Hilary and Christopher
Easton, Massachusetts
1979
I love this picture of me and Christopher. The original photo itself has a solid weight and distinct feel of the paper it was printed on almost 30 years ago. The old 3 1/2 X 5 pictures have rounded corners and on the back, were printed to look like the back of a post card. My great-aunt Carol’s handwriting recorded our names and the date on the faded green lines, while the Kodak logo takes up much of the remaining space.
I look sad, my lip’s poked about a bit. My big brother’s got me on his lap, and I’d like think he’s thinking of a way to cheer me up. Either that or he’s about to give me a giant shove onto the floor.
My posts, as of late, have felt more like reporting than observing. Before, when I said that there were areas in my life that I was trying to master, I had no idea that mastery was so time consuming! Seriously, I’m not even trying to be funny. Add to the fact that daylight savings has all but crippled by “get-up and go”, leaving me constantly wondering, “Where’d the time go?”. I’ve just been throwing up mash-ups of thoughts and ideas, hoping somehow they flow with the photo.
I have been running around trying to keep up with all of these goals I’ve set for myself. Eating right takes forethought and planning. Scheduling playdates take more planning and an inordinate amount of emails between parents. Being an active participant in my various organizations and going to meetings. Still learning the camera. Side note: Would you believe I’m going to be shooting a wedding this summer? My friend Kendall over at This is Happily Ever After asked me to help her shoot a wedding down in Duck this coming June! So exciting! I’m still doing jazz hands about it. Still working on French conversation. I’m actually talking to myself in French to get more comfortable. Ce n’est pas facile, mais, je fais qu’est-ce que je peux.

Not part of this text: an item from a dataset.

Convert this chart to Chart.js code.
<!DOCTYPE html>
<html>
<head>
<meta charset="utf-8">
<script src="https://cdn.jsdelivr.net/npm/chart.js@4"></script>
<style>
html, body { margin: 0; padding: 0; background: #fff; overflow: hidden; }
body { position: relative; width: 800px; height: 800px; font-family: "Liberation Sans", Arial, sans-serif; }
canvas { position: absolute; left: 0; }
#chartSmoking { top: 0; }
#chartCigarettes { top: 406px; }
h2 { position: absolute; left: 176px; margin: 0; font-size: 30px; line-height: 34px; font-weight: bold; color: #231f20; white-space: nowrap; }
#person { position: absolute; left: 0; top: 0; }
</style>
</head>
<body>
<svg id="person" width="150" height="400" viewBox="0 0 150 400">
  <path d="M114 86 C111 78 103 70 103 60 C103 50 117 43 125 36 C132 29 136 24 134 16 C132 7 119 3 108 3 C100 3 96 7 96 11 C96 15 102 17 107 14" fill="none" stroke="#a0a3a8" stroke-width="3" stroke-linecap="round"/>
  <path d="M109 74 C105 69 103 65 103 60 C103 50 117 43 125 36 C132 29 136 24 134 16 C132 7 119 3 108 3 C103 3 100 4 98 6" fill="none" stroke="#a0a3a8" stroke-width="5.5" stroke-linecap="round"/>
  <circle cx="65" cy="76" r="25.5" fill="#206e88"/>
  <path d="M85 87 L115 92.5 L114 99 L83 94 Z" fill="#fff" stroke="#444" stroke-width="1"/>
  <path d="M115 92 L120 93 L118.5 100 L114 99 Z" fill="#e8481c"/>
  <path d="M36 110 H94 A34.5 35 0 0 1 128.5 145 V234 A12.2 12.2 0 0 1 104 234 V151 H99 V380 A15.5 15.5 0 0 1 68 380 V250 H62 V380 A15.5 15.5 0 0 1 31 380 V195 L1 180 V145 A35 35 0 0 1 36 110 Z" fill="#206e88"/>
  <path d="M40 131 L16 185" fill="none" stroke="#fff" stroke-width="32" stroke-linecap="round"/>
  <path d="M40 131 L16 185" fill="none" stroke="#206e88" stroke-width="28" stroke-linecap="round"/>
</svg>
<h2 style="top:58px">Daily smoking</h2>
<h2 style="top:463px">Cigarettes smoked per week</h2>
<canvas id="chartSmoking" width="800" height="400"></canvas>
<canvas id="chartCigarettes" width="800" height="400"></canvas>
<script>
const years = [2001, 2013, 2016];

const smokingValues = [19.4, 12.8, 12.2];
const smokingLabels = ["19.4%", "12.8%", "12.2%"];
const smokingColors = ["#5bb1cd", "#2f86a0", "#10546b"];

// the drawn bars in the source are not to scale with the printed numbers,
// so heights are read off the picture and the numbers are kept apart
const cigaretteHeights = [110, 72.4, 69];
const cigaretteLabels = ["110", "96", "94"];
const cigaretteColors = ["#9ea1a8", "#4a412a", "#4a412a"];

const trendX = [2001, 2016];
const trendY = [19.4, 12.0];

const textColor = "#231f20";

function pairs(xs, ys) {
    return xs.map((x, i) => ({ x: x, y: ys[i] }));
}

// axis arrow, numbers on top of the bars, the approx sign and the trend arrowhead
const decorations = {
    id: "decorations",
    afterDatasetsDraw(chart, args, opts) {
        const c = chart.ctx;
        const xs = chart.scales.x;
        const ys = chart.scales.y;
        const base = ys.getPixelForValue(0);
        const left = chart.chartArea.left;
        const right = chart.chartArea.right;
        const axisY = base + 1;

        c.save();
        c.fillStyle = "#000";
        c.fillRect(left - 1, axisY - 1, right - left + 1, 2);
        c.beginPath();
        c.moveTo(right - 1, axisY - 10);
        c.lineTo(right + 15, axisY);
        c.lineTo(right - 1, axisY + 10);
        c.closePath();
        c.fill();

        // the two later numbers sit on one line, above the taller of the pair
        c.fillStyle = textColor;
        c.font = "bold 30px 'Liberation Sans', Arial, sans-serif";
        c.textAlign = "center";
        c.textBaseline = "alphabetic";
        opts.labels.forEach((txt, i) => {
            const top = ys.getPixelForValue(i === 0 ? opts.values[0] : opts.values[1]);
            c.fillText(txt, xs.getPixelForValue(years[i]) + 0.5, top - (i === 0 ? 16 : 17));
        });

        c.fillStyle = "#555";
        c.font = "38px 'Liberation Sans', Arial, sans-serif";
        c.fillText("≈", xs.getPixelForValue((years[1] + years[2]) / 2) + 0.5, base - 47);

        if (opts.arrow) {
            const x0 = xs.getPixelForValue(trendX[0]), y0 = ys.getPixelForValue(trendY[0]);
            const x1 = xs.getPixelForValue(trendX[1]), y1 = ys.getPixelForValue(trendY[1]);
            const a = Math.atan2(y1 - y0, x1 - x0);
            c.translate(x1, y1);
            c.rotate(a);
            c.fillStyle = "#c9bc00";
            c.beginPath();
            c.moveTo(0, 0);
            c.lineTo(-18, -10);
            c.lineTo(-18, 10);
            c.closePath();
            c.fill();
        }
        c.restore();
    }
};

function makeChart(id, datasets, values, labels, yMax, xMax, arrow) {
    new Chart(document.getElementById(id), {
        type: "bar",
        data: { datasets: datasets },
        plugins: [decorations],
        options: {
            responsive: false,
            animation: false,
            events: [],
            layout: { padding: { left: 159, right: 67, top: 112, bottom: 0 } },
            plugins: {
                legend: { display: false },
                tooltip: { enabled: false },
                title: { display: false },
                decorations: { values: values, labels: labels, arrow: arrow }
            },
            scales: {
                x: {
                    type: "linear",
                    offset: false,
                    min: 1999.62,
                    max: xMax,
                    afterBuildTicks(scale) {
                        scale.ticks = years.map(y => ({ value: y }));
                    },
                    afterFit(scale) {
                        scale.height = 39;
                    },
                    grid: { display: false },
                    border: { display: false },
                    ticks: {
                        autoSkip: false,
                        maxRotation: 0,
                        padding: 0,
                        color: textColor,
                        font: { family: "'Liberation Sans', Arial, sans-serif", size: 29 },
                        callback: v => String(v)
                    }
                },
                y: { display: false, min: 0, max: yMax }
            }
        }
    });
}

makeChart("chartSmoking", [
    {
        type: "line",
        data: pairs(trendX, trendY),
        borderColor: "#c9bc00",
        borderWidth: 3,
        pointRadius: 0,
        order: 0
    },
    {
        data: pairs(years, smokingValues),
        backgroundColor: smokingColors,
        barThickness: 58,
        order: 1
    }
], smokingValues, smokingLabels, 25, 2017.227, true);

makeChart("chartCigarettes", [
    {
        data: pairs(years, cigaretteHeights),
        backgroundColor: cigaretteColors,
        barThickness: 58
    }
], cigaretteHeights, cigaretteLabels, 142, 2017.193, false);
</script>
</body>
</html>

I realized I was getting behind in the blog, so I figured even if this post isn’t directly related to the photo, writing about something is better than nothing. It reminds me of a friend of mine who said that she would journal everyday even if all she wrote was, “I have nothing to say”. She said she had pages and pages of that phrase, but inevitably, something in her brain would kickstart and she’d turn it around. There’s a moral to that story there, I’m sure.
Maybe if I write, “There’s a moral to that story”, it’ll come to me.